- **Stated task**
Each line from the start of the data below through the one containing "88, right: 6" must be reproduced exactly.

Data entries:
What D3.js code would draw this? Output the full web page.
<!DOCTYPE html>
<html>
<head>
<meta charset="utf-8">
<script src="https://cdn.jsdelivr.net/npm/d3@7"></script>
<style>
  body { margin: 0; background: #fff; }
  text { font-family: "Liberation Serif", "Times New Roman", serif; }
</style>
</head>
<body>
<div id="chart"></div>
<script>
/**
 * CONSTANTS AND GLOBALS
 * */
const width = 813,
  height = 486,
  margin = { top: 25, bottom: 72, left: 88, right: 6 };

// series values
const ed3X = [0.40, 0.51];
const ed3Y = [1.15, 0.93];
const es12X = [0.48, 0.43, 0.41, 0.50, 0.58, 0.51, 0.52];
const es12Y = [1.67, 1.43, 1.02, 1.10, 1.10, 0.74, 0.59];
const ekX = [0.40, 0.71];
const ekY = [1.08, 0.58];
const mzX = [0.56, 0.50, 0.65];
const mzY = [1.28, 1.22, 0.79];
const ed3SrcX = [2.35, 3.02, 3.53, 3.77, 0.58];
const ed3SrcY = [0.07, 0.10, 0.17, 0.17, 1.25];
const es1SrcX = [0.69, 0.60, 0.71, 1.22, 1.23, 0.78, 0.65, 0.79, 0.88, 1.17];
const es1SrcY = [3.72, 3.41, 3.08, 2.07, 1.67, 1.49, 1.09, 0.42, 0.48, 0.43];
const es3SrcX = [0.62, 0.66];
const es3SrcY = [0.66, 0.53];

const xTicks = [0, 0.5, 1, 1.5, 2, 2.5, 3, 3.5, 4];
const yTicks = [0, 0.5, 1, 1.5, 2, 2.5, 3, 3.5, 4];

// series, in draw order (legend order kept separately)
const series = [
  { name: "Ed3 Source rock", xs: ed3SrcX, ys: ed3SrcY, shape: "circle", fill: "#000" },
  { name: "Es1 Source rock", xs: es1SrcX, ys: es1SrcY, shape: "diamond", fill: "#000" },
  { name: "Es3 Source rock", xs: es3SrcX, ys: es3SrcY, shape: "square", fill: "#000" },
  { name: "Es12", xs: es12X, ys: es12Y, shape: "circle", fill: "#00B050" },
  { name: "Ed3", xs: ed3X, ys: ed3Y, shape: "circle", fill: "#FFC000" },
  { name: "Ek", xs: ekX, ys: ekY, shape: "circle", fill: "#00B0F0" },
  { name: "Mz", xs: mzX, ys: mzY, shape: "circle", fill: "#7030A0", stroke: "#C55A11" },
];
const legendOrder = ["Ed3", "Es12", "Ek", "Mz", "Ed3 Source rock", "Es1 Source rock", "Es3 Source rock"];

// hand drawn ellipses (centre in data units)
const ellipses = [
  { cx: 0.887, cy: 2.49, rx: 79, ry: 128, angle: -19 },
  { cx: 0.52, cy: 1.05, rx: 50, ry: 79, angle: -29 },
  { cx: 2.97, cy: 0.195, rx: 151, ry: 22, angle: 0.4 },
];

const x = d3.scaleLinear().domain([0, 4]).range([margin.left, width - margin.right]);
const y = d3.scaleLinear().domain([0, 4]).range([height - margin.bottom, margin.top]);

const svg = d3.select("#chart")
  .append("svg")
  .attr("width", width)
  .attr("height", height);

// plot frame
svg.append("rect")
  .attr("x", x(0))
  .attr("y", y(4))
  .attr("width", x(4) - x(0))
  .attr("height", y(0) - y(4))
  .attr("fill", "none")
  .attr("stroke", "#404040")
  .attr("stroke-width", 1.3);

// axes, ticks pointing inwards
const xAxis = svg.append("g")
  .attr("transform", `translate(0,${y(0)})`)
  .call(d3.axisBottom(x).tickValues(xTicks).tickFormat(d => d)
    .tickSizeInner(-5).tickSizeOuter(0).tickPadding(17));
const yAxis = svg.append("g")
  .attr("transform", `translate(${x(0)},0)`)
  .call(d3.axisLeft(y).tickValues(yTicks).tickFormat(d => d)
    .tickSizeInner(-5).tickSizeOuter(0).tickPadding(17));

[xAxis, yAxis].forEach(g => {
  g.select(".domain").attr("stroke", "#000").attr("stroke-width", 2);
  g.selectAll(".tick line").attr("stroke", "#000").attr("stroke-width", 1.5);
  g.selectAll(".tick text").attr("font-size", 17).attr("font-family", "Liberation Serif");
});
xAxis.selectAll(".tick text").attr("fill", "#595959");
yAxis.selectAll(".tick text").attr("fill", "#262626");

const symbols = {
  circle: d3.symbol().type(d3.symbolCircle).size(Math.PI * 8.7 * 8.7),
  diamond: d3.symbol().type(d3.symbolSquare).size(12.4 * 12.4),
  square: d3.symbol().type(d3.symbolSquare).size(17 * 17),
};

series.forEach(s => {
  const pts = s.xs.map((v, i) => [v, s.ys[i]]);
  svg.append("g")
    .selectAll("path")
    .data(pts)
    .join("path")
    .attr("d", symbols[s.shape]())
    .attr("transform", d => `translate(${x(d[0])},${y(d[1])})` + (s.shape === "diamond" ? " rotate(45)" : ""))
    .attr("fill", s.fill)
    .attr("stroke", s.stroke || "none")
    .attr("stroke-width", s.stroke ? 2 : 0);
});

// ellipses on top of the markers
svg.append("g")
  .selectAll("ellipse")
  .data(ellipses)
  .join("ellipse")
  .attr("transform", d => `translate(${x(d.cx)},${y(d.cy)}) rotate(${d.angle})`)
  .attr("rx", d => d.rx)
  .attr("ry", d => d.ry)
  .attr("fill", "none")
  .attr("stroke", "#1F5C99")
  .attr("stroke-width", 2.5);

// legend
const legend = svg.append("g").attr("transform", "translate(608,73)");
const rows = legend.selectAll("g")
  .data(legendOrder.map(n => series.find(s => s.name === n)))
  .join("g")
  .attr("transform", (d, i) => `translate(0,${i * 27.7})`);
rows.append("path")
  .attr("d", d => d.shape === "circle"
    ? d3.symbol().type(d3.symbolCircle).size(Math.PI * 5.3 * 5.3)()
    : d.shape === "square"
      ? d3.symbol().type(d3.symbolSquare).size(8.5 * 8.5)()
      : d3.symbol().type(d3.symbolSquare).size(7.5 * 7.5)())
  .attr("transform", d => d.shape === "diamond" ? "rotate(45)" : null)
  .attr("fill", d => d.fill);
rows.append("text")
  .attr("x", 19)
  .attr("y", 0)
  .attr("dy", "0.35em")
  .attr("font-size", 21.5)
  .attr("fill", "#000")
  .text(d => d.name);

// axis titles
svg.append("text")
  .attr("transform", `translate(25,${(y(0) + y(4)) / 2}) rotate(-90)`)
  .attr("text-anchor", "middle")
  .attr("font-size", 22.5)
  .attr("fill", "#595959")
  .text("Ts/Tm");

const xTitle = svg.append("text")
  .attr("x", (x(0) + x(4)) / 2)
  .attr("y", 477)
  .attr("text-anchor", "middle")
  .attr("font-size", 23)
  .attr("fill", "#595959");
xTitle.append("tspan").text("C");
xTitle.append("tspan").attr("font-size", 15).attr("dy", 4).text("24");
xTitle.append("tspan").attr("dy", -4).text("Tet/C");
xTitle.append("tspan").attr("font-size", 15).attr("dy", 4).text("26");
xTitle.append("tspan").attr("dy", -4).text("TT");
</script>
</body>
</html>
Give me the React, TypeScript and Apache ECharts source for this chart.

- **Complete output**
What D3.js code would draw this? Output the full web page.
<!DOCTYPE html>
<html>
<head>
<meta charset="utf-8">
<script src="https://cdn.jsdelivr.net/npm/d3@7"></script>
<style>
  body { margin: 0; background: #fff; }
  text { font-family: "Liberation Serif", "Times New Roman", serif; }
</style>
</head>
<body>
<div id="chart"></div>
<script>
/**
 * CONSTANTS AND GLOBALS
 * */
const width = 813,
  height = 486,
  margin = { top: 25, bottom: 72, left: 88, right: 6 };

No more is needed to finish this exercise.